■ **Stated exercise**
For the listing underneath, give the count of lines containing the string "with" and nothing further.
====
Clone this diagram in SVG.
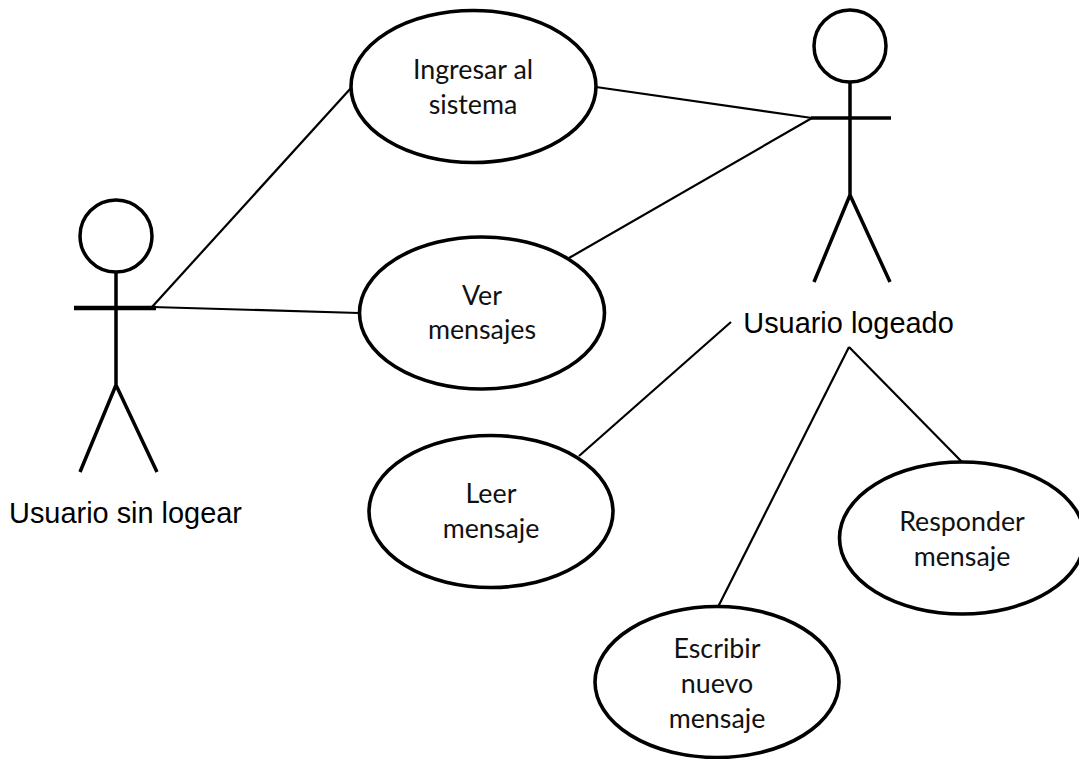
<svg xmlns="http://www.w3.org/2000/svg" width="1079" height="759" viewBox="0 0 1079 759">
<style>
.l{stroke:#000;stroke-width:2.2;fill:none}
.a{stroke:#000;stroke-width:3.5;fill:none}
.b{stroke:#000;stroke-width:4.5;fill:none}
.e{stroke:#000;stroke-width:3.6;fill:#fff}
.t{font-family:Lato,"Open Sans",sans-serif;font-size:26.8px;fill:#111;text-anchor:middle}
.n{font-family:"Liberation Sans",Arial,sans-serif;font-size:28.9px;fill:#000;text-anchor:middle}
</style>
<rect width="1079" height="759" fill="#fff"/>
<g id="connectors">
<line class="l" x1="152" y1="307" x2="351" y2="88"/>
<line class="l" x1="152" y1="307" x2="359" y2="313"/>
<line class="l" x1="596" y1="87" x2="812" y2="118"/>
<line class="l" x1="569" y1="258" x2="812" y2="118"/>
<line class="l" x1="579" y1="456" x2="731" y2="322"/>
<line class="l" x1="718" y1="607" x2="849" y2="347"/>
<line class="l" x1="849" y1="347" x2="962" y2="462"/>
</g>
<g id="actor-sin-logear">
<circle class="a" cx="116" cy="236" r="36"/>
<path class="a" d="M116 272V385M116 385L80 472M116 385L157 472"/>
<path class="b" d="M74 308H156"/>
<text class="n" x="125.500" y="523">Usuario sin logear</text>
</g>
<g id="actor-logeado">
<circle class="a" cx="850" cy="46" r="36"/>
<path class="a" d="M850 82V195M811 118H891M850 195L814 282M850 195L890 282"/>
<text class="n" x="848.500" y="333">Usuario logeado</text>
</g>
<g id="uc-ingresar">
<ellipse class="e" cx="473.500" cy="86.500" rx="122.500" ry="76"/>
<text class="t" x="473" y="79">Ingresar al</text>
<text class="t" x="473" y="114">sistema</text>
</g>
<g id="uc-ver">
<ellipse class="e" cx="482" cy="313" rx="122.500" ry="76"/>
<text class="t" x="482" y="305">Ver</text>
<text class="t" x="482" y="339">mensajes</text>
</g>
<g id="uc-leer">
<ellipse class="e" cx="491" cy="511.500" rx="122" ry="76"/>
<text class="t" x="491" y="503">Leer</text>
<text class="t" x="491" y="538">mensaje</text>
</g>
<g id="uc-responder">
<ellipse class="e" cx="962" cy="538" rx="122.500" ry="76"/>
<text class="t" x="962" y="531">Responder</text>
<text class="t" x="962" y="566">mensaje</text>
</g>
<g id="uc-escribir">
<ellipse class="e" cx="717" cy="682" rx="122" ry="75.500"/>
<text class="t" x="717" y="658">Escribir</text>
<text class="t" x="717" y="693">nuevo</text>
<text class="t" x="717" y="728">mensaje</text>
</g>
</svg>
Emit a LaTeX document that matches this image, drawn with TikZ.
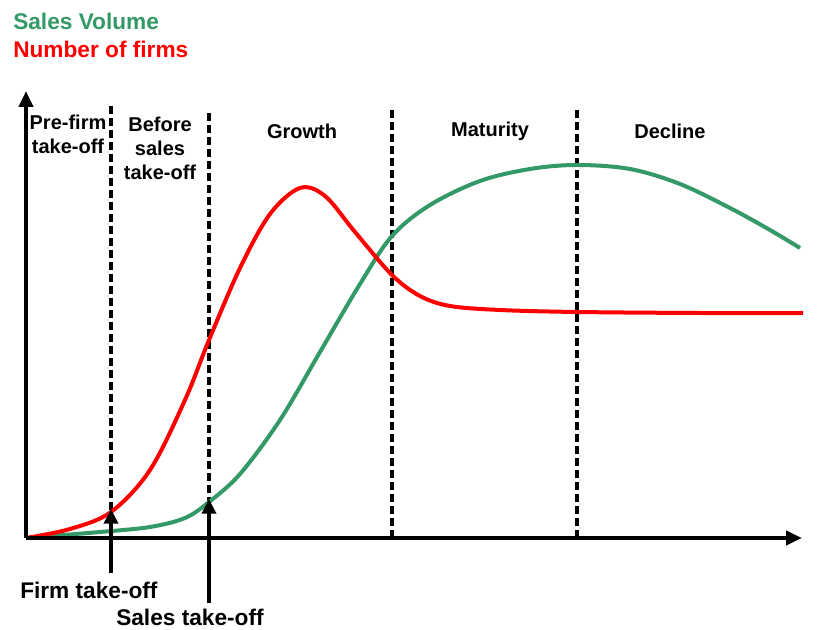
\documentclass[tikz,border=0pt]{standalone}
\usepackage{fontspec}
\setmainfont{Liberation Sans}
\usetikzlibrary{arrows.meta}
\definecolor{sgreen}{RGB}{51,153,102}
\definecolor{fred}{RGB}{255,0,0}
\tikzset{
  axis/.style={line width=3pt,-{Triangle[length=12pt,width=10.5pt]}},
  divider/.style={line width=2.8pt,dash pattern=on 6pt off 3pt},
  lbl/.style={font=\bfseries\fontsize{15}{18}\selectfont,align=center,inner sep=0pt},
  big/.style={font=\bfseries\fontsize{17}{20}\selectfont,inner sep=0pt},
  curve/.style={line width=3pt,line join=round},
  marker/.style={line width=3.2pt,-{Triangle[length=11pt,width=10.5pt]}}
}
\begin{document}
\begin{tikzpicture}[x=0.75pt,y=-0.75pt]
\useasboundingbox (0,0) rectangle (819,630);
\fill[white] (0,0) rectangle (819,630);
% titles
\node[big,anchor=west,text=sgreen] (t1) at (13,21) {Sales Volume};
\node[big,anchor=west,text=fred] (t2) at (13,49) {Number of firms};
% dividers
\coordinate (d1t) at (111,106); \coordinate (d1b) at (111,538);
\coordinate (d2t) at (209,113); \coordinate (d2b) at (209,538);
\coordinate (d3t) at (392,110); \coordinate (d3b) at (392,538);
\coordinate (d4t) at (577,110); \coordinate (d4b) at (577,538);
\draw[divider] (d1t) -- (d1b);
\draw[divider] (d2t) -- (d2b);
\draw[divider] (d3t) -- (d3b);
\draw[divider] (d4t) -- (d4b);
% phase labels
\node[lbl] (p1) at (68,134) {Pre-firm\\take-off};
\node[lbl] (p2) at (160,148) {Before\\sales\\take-off};
\node[lbl] (p3) at (302,131) {Growth};
\node[lbl] (p4) at (490,131) {Maturity};
\node[lbl] (p5) at (670,131) {Decline};
% green curve
\draw[curve,sgreen] plot[smooth,tension=0.55] coordinates {
 (26,538) (100,532) (150,527) (185,518) (209,502) (240,474) (280,420)
 (320,352) (360,284) (392,236) (430,205) (480,181) (530,169) (577,165)
 (630,169) (680,184) (730,208) (770,230) (800,248)};
% red curve
\draw[curve,fred] plot[smooth,tension=0.55] coordinates {
 (26,538) (70,529) (111,512) (150,470) (185,400) (209,340) (240,268)
 (270,214) (300,188) (325,196) (355,232) (392,275) (420,296) (450,306)
 (500,310) (577,312) (700,313) (803,313)};
% axes
\coordinate (o) at (26,538);
\coordinate (ytip) at (26,91);
\coordinate (xtip) at (802,538);
\draw[axis] (o) -- (ytip);
\draw[axis] (o) -- (xtip);
% take-off markers
\coordinate (fa) at (111,573); \coordinate (fb) at (111,509);
\coordinate (sa) at (209,603); \coordinate (sb) at (209,499);
\draw[marker] (fa) -- (fb);
\draw[marker] (sa) -- (sb);
\node[big,anchor=west] (f) at (20,590) {Firm take-off};
\node[big,anchor=west] (s) at (116,617) {Sales take-off};
\end{tikzpicture}
\end{document}
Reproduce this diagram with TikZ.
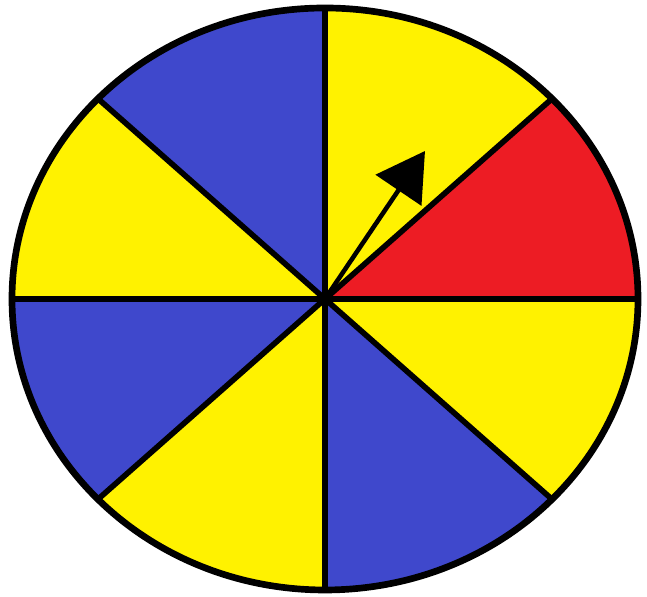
\documentclass[tikz,border=0pt]{standalone}
\usetikzlibrary{arrows.meta}
\definecolor{spinblue}{HTML}{3F48CC}
\definecolor{spinyellow}{HTML}{FFF200}
\definecolor{spinred}{HTML}{ED1C24}

\begin{document}
\begin{tikzpicture}[line cap=round,line join=round,x=0.02cm,y=0.02cm]
  \useasboundingbox (0,0) rectangle (647,597);
  \coordinate (hub) at (325,298);
  \foreach \a/\b/\c in {0/43.5/spinred,43.5/90/spinyellow,90/136.5/spinblue,
                        136.5/180/spinyellow,180/223.5/spinblue,223.5/270/spinyellow,
                        270/316.5/spinblue,316.5/360/spinyellow} {
    \fill[\c] (hub) -- ++(\a:313 and 291)
      arc[start angle=\a,end angle=\b,x radius=313,y radius=291] -- cycle;
  }
  \foreach \a in {0,43.5,90,136.5,180,223.5,270,316.5} {
    \draw[line width=3.2pt] (hub) -- ++(\a:313 and 291);
  }
  \draw[line width=3.8pt] (hub) ellipse[x radius=313,y radius=291];
  \coordinate (tip) at (425,446);
  \draw[line width=2.6pt,-{Triangle[length=27pt,width=31pt]}] (hub) -- (tip);
\end{tikzpicture}
\end{document}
====
■ **Result below**
2